Ayrıntıya girmeden özetlemem gerekirse, yine “parti
içi demokrasi” mesele.
Ne garip ve de acı. O günden bugüne ileri
gideceğine CHP ile Türkiye, film geri sarmış.
Çünkü 30 yıl önce kör topal da olsa parti içi
demokrasi işler, önseçim falan yapılırdı.
Sandıktan çıkan sonuca da herkes razı olur, saygı
duyardı.
Geçen gün yazdım ya, aday adaylarının yarısı
“önseçim yoksa biz adaylıktan çekiliriz” dese, işi rengi değişir.

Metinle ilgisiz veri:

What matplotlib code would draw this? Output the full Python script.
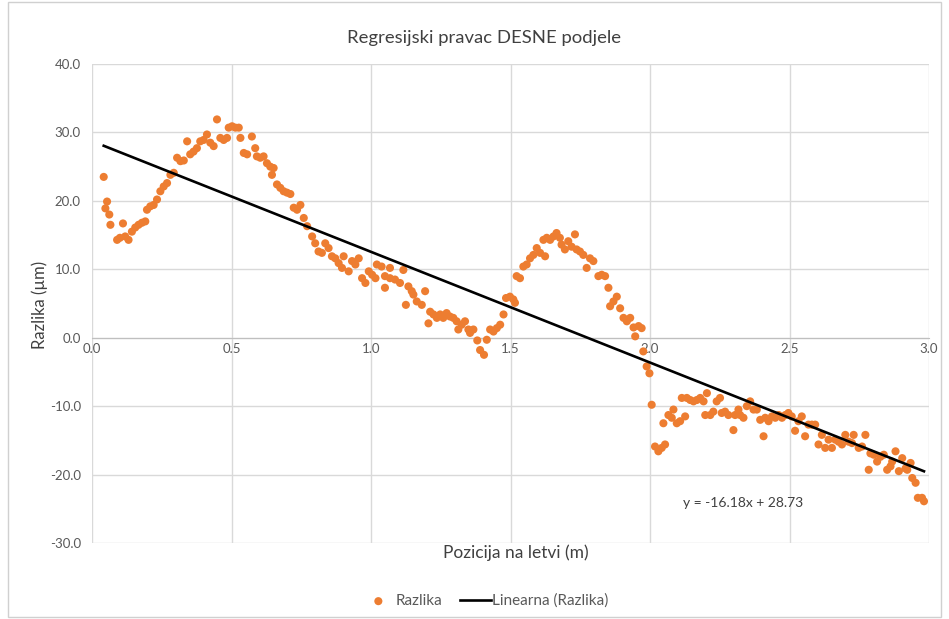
import numpy as np
import matplotlib.pyplot as plt
from matplotlib.patches import Rectangle

plt.rcParams['font.family'] = ['Lato', 'DejaVu Sans']

# pozicija na letvi (m) i razlika (um), ocitano s grafa
pozicija = [
    0.042, 0.048, 0.054, 0.062, 0.066, 0.090, 0.100, 0.111, 0.119, 0.131,
    0.143, 0.155, 0.167, 0.179, 0.191, 0.197, 0.209, 0.221, 0.233, 0.245,
    0.257, 0.269, 0.281, 0.293, 0.305, 0.317, 0.329, 0.341, 0.352, 0.364,
    0.376, 0.388, 0.400, 0.412, 0.424, 0.436, 0.448, 0.460, 0.472, 0.484,
    0.490, 0.502, 0.514, 0.526, 0.532, 0.544, 0.556, 0.573, 0.585, 0.591,
    0.603, 0.615, 0.627, 0.639, 0.645, 0.651, 0.663, 0.675, 0.687, 0.699,
    0.711, 0.723, 0.735, 0.747, 0.759, 0.771, 0.789, 0.800, 0.812, 0.824,
    0.836, 0.848, 0.860, 0.872, 0.884, 0.896, 0.902, 0.920, 0.932, 0.944,
    0.956, 0.968, 0.980, 0.992, 1.004, 1.016, 1.021, 1.038, 1.050, 1.050,
    1.068, 1.068, 1.086, 1.104, 1.116, 1.125, 1.134, 1.146, 1.152, 1.164,
    1.182, 1.194, 1.206, 1.212, 1.224, 1.236, 1.248, 1.259, 1.271, 1.283,
    1.295, 1.307, 1.313, 1.325, 1.337, 1.349, 1.355, 1.367, 1.381, 1.391,
    1.405, 1.415, 1.427, 1.439, 1.451, 1.463, 1.475, 1.484, 1.498, 1.510,
    1.516, 1.522, 1.534, 1.546, 1.558, 1.570, 1.582, 1.594, 1.606, 1.618,
    1.624, 1.630, 1.642, 1.654, 1.665, 1.677, 1.683, 1.695, 1.707, 1.719,
    1.731, 1.737, 1.749, 1.761, 1.773, 1.785, 1.797, 1.815, 1.827, 1.839,
    1.851, 1.857, 1.869, 1.881, 1.893, 1.905, 1.917, 1.929, 1.941, 1.947,
    1.959, 1.970, 1.976, 1.988, 1.998, 2.006, 2.018, 2.030, 2.042, 2.048,
    2.054, 2.066, 2.078, 2.084, 2.096, 2.108, 2.114, 2.126, 2.132, 2.144,
    2.156, 2.168, 2.180, 2.192, 2.198, 2.204, 2.216, 2.227, 2.239, 2.251,
    2.257, 2.269, 2.281, 2.299, 2.305, 2.317, 2.323, 2.335, 2.347, 2.359,
    2.371, 2.383, 2.395, 2.407, 2.413, 2.425, 2.437, 2.449, 2.461, 2.473,
    2.485, 2.496, 2.508, 2.520, 2.532, 2.544, 2.556, 2.568, 2.580, 2.592,
    2.604, 2.616, 2.628, 2.640, 2.652, 2.664, 2.676, 2.688, 2.700, 2.712,
    2.724, 2.730, 2.748, 2.760, 2.772, 2.784, 2.790, 2.802, 2.814, 2.826,
    2.838, 2.850, 2.862, 2.868, 2.880, 2.892, 2.904, 2.916, 2.922, 2.934,
    2.940, 2.952, 2.960, 2.975, 2.982,
]
razlika = [
    23.5, 18.9, 19.9, 18.0, 16.5, 14.3, 14.6, 16.7, 14.8, 14.3,
    15.5, 16.1, 16.5, 16.8, 17.0, 18.7, 19.2, 19.4, 20.2, 21.4,
    22.1, 22.6, 23.8, 24.1, 26.3, 25.8, 25.9, 28.7, 26.8, 27.2,
    27.7, 28.7, 28.9, 29.7, 28.5, 28.0, 31.9, 29.2, 28.9, 29.2,
    30.7, 30.9, 30.7, 30.7, 29.2, 27.0, 26.8, 29.4, 27.7, 26.5,
    26.3, 26.5, 25.5, 25.0, 23.8, 24.8, 22.4, 21.9, 21.4, 21.2,
    21.0, 19.0, 18.7, 19.4, 17.5, 16.3, 14.8, 13.8, 12.6, 12.4,
    13.8, 13.1, 11.9, 11.6, 10.9, 10.2, 11.9, 9.7, 11.2, 10.7,
    11.6, 8.7, 8.0, 9.7, 9.2, 8.7, 10.7, 10.4, 7.3, 9.0,
    8.7, 10.2, 8.5, 8.0, 9.9, 4.8, 7.5, 6.8, 6.3, 5.3,
    4.8, 6.8, 2.1, 3.8, 3.4, 2.9, 3.4, 2.9, 3.6, 3.1,
    2.9, 2.4, 1.2, 1.9, 2.4, 1.2, 0.7, 1.2, -0.4, -1.8,
    -2.5, -0.3, 1.2, 0.9, 1.4, 1.9, 3.4, 5.8, 6.0, 5.6,
    5.1, 9.0, 8.7, 10.4, 10.7, 11.6, 12.1, 13.1, 12.4, 14.3,
    11.9, 14.6, 14.3, 14.8, 15.3, 14.6, 13.6, 12.9, 14.1, 13.3,
    15.1, 12.9, 12.6, 12.1, 10.2, 11.6, 11.2, 9.0, 9.2, 9.0,
    7.3, 4.6, 5.3, 6.0, 4.3, 2.9, 2.4, 2.9, 1.5, 0.2,
    1.7, 1.4, -2.0, -4.2, -5.2, -9.8, -15.9, -16.6, -16.1, -12.5,
    -15.6, -11.3, -11.7, -10.5, -12.5, -12.2, -8.8, -11.5, -8.8, -9.1,
    -9.3, -9.1, -8.8, -9.3, -11.3, -8.1, -11.3, -10.8, -9.3, -8.8,
    -11.0, -10.8, -11.3, -13.5, -11.3, -10.5, -11.3, -11.7, -10.0, -9.3,
    -10.5, -10.5, -12.0, -14.4, -11.7, -12.2, -11.5, -11.7, -11.3, -11.7,
    -11.3, -11.0, -11.5, -13.6, -12.2, -11.5, -14.4, -12.7, -12.7, -12.7,
    -15.6, -14.2, -16.1, -14.9, -16.1, -14.9, -15.2, -15.6, -14.2, -15.2,
    -15.4, -14.2, -16.1, -15.9, -14.2, -19.3, -16.9, -17.1, -18.1, -17.4,
    -17.1, -19.3, -18.8, -18.1, -16.6, -19.5, -17.6, -19.1, -19.3, -18.3,
    -20.5, -21.2, -23.4, -23.4, -23.9,
]

# koeficijenti linearnog trenda
nagib = -16.18
odsjecak = 28.73

x_ticks = [0.0, 0.5, 1.0, 1.5, 2.0, 2.5, 3.0]
y_ticks = [-30, -20, -10, 0, 10, 20, 30, 40]

gray = '#595959'
orange = '#ED7D31'

fig = plt.figure(figsize=(9.49, 6.19), dpi=100)
ax = fig.add_axes([92 / 949, 1 - 543 / 619, (929 - 92) / 949, (543 - 64) / 619])

ax.scatter(pozicija, razlika, s=34, color=orange, edgecolors='none',
           zorder=3, label='Razlika')
xs = np.array([min(pozicija), max(pozicija)])
ax.plot(xs, nagib * xs + odsjecak, color='black', lw=1.9, zorder=4,
        label='Linearna (Razlika)')

ax.set_xlim(0, 3.0)
ax.set_ylim(-30, 40)
ax.set_xticks(x_ticks)
ax.set_yticks(y_ticks)
ax.set_xticklabels([f'{v:.1f}' for v in x_ticks])
ax.set_yticklabels([f'{v:.1f}' for v in y_ticks])
ax.grid(True, color='#d9d9d9', lw=1)
ax.set_axisbelow(True)
for s in ['top', 'right', 'left']:
    ax.spines[s].set_visible(False)
ax.spines['bottom'].set_position(('data', 0))
ax.spines['bottom'].set_color('#bfbfbf')
ax.tick_params(length=0, labelcolor=gray, labelsize=9.5)
ax.tick_params(axis='x', pad=4)
ax.tick_params(axis='y', pad=8)

fig.text(40 / 949, 1 - 305 / 619, 'Razlika (µm)', rotation=90, ha='center',
         va='center', fontsize=12, color='#404040')
fig.text(516 / 949, 1 - 553 / 619, 'Pozicija na letvi (m)', ha='center',
         va='center', fontsize=12.5, color='#404040')
fig.text(484 / 949, 1 - 38 / 619, 'Regresijski pravac DESNE podjele', ha='center',
         va='center', fontsize=13.3, color='#404040')

ax.text(2.118, -24.1, f'y = {nagib:.2f}x + {odsjecak:.2f}', ha='left',
        va='center', fontsize=10, color='#404040')

leg = fig.legend(loc='center', bbox_to_anchor=(0.512, 1 - 601 / 619), ncol=2,
                 frameon=False, fontsize=11, handlelength=2.0, columnspacing=1.2,
                 handletextpad=0.1, markerscale=1.0)
for t in leg.get_texts():
    t.set_color(gray)

fig.patches.append(Rectangle((8 / 949, 2 / 619), (941 - 8) / 949, (617 - 2) / 619,
                             transform=fig.transFigure, fill=False,
                             edgecolor='#d0d0d0', lw=1))

fig.savefig('out.png', dpi=100)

Müjdat Ünsalan ise şunu söylüyor en azından:
“Önseçimi bilmem ama eğilim yoklaması mutlaka
yapılmalı. Ve ben bu yoklamadan birinci çıkmazsam, aday adaylığı geri çekerim.”
Ne demek bu? Şu demek?
Eğilim veya temayül yoklaması denen şeyin resmen
bir değeri yok. Parti isterse –tıpkı AKP’nin yaptığı gibi- yoklamada sonuncu
çıkanı aday gösterebilir.
Yani Ünsalan’ın tavrı, önemsenmelidir.